Most presidential elections were not like they way they are now. They’d count the votes and announce them over the radio, or print them in the newspaper, or scrawl the winner’s name in a public square.

They didn’t have a Magic Wall and if they did they would have dunked it until it drown.

The results to the 2012 Presidential Election, a campaign that seemed to be running for about three of the four years the term takes, cannot possibly live up to its billing.

It’s still largely a television event, though Twitter moved the action along more than ever.

I watched mostly on CNN because I was at a party and couldn’t keep switching back and forth to any one of six different networks. But watching just one clued me in on its lapses – all about countdown clocks to the next inconsequential state result, going to reporters at empty party events, who had nothing to say, the general lack of interviews.

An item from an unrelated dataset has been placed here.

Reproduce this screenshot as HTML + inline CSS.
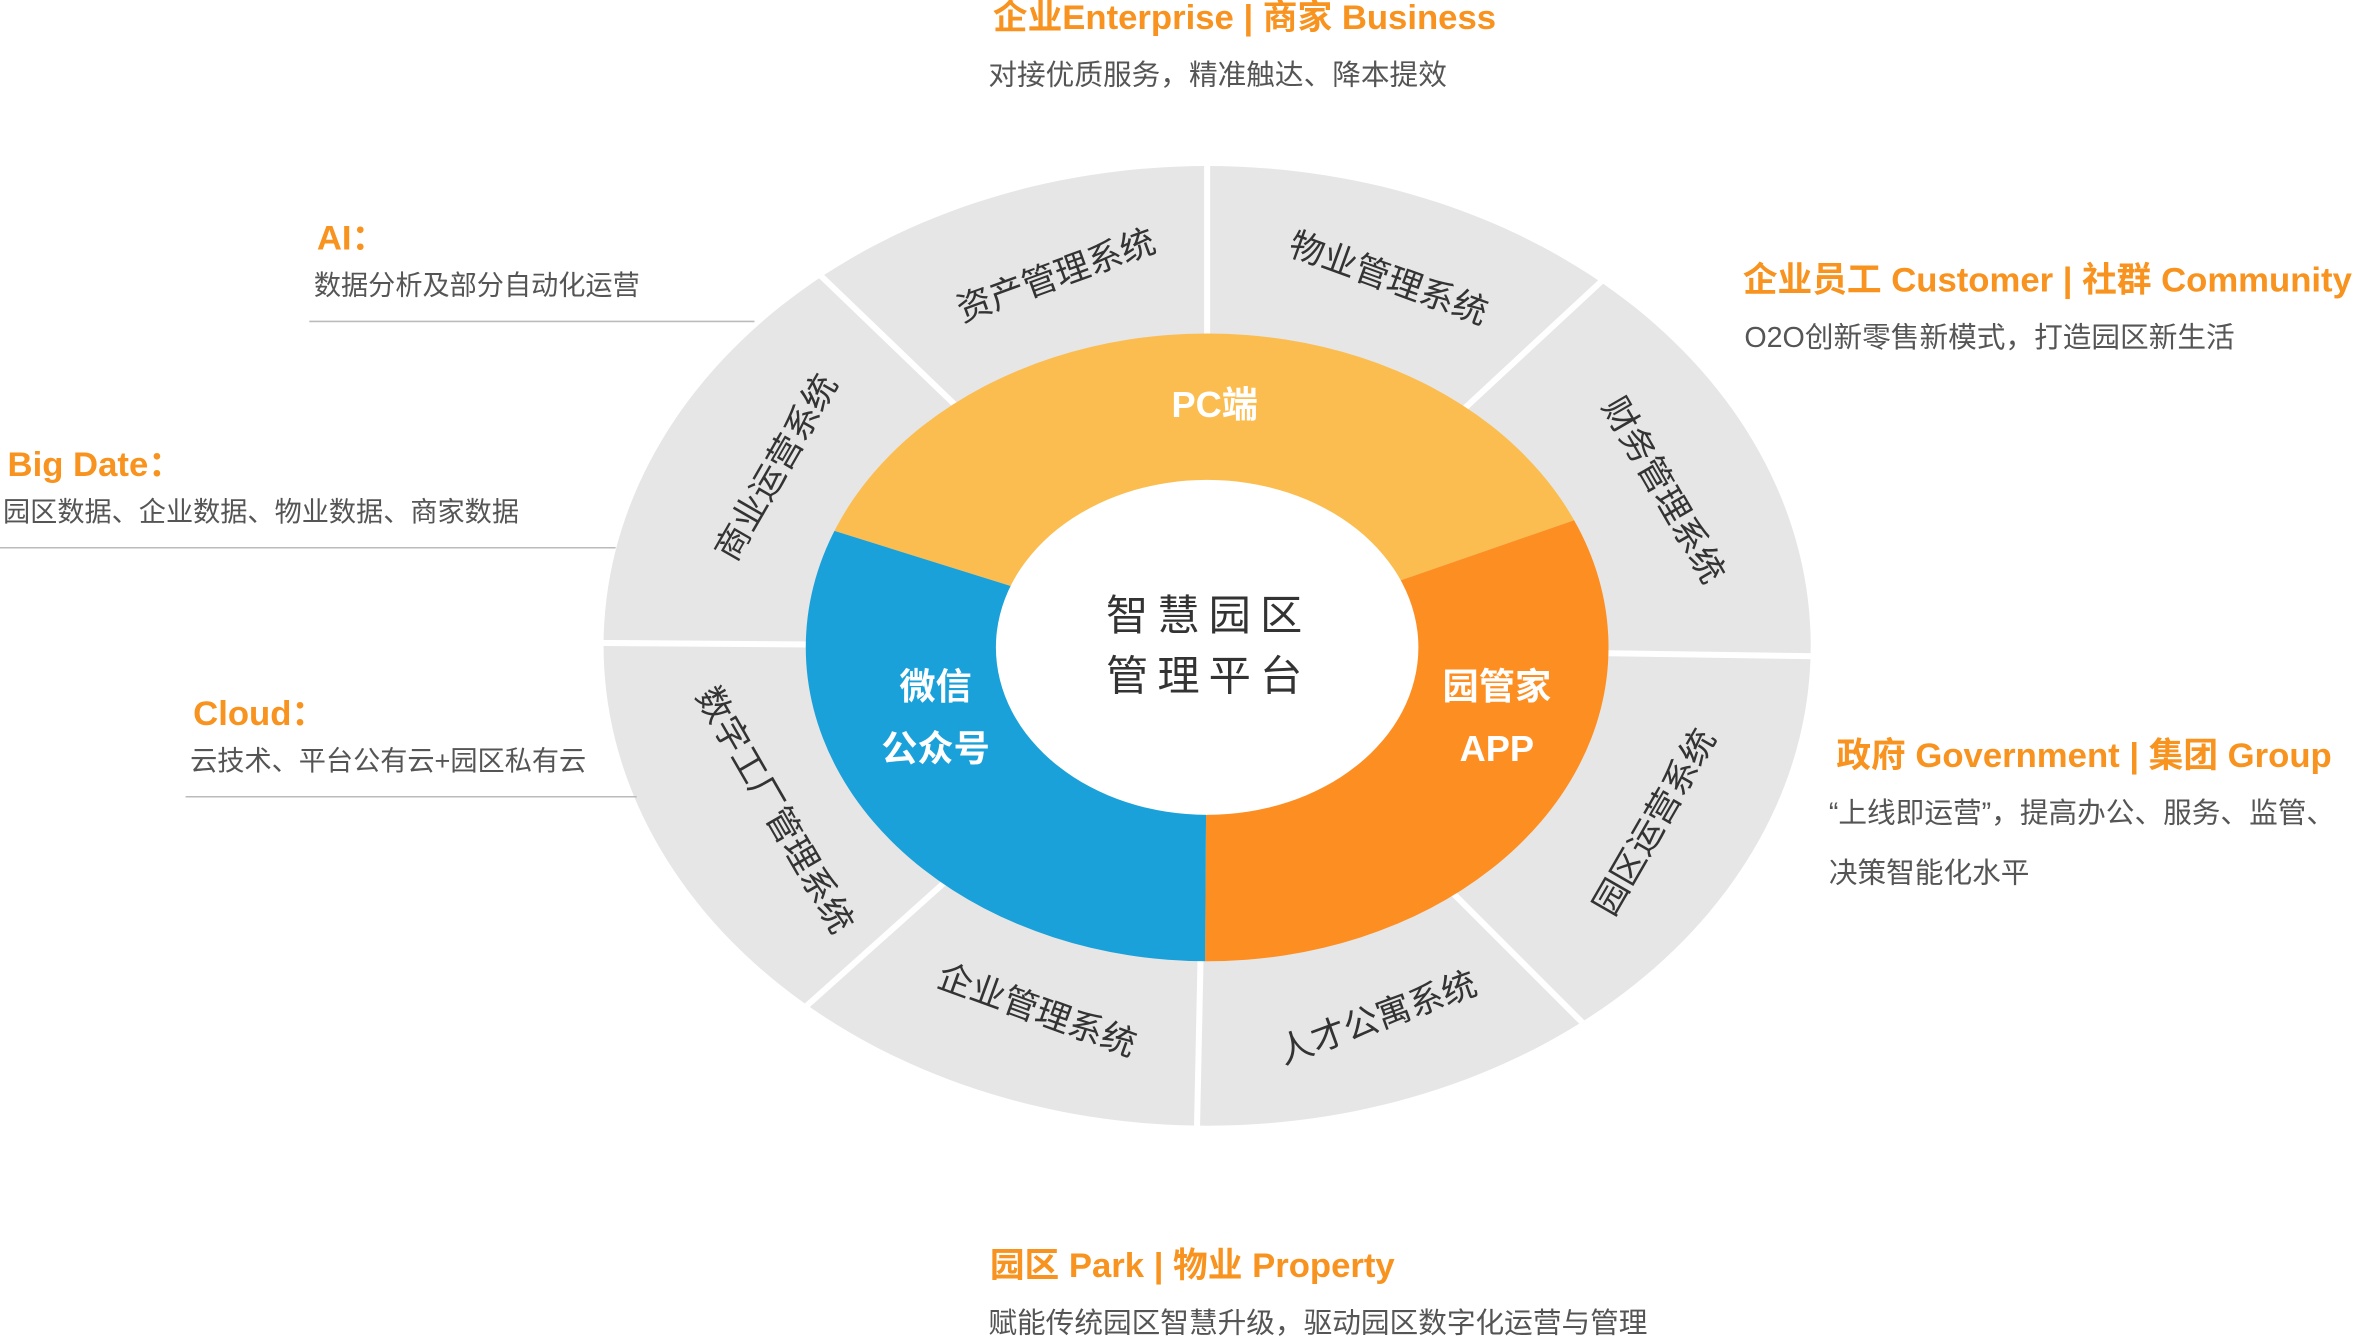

They’d go to commercials but pretend they weren’t by keeping the scoreboard on the bottom part of the screen and some sort of security cam on some returns party.

There were more of those things where they post vote totals while in fine print we see it’s only  percent of the vote. Whenever it seemed even, Wolf Blitzer would bellow “You can’t get any closer than that!”

Even when they called a state for one candidate or the other, Blitzer would say something about waiting until the real votes coming in. I was waiting for the real reporting to come in.

When the moment came that Obama won Ohio, and thus the whole ball of wax, CNN wasn’t really picking it up. They had been slow to announce states for candidates all night, and this time the reporter at Obama’s big rally tried to explain why her crowd was cheering. “They get excited when they see themselves on TV,” she said.

Actually, MSNBC had called Ohio for Obama and thus called the race. CNN picked up on that a couple of minutes later.

The mood at Fox News was on a downward spiral toward inevitable loss all night, their hatred for Romney was starting to reach the levels it had during the primaries. But Karl Rove, the political dirty tricks man, who is some sort of analyst without portfolio, was having none of it. Ohio wasn’t settled, he alone was saying.

How much power does Rove have at Fox News? He made Megyn Kelly go to the Decision desk to demand an explanation. He wouldn’t allow Ohio to fall.

On Twitter, a forum seemingly named for such a twit, Donald Trump was just about calling for armed revolution. The short-fingered vulgarian who failed to have any influence in the election was now being criminally bad sport.

This bad reporting seemed to have the effect of keeping Romney from conceding until about an hour later, but he did.

That pushed the Obama victory speech until 1:40 a.m. and he spoke til 2, full of those kinds of big dreams and ideas that first made him a national figure.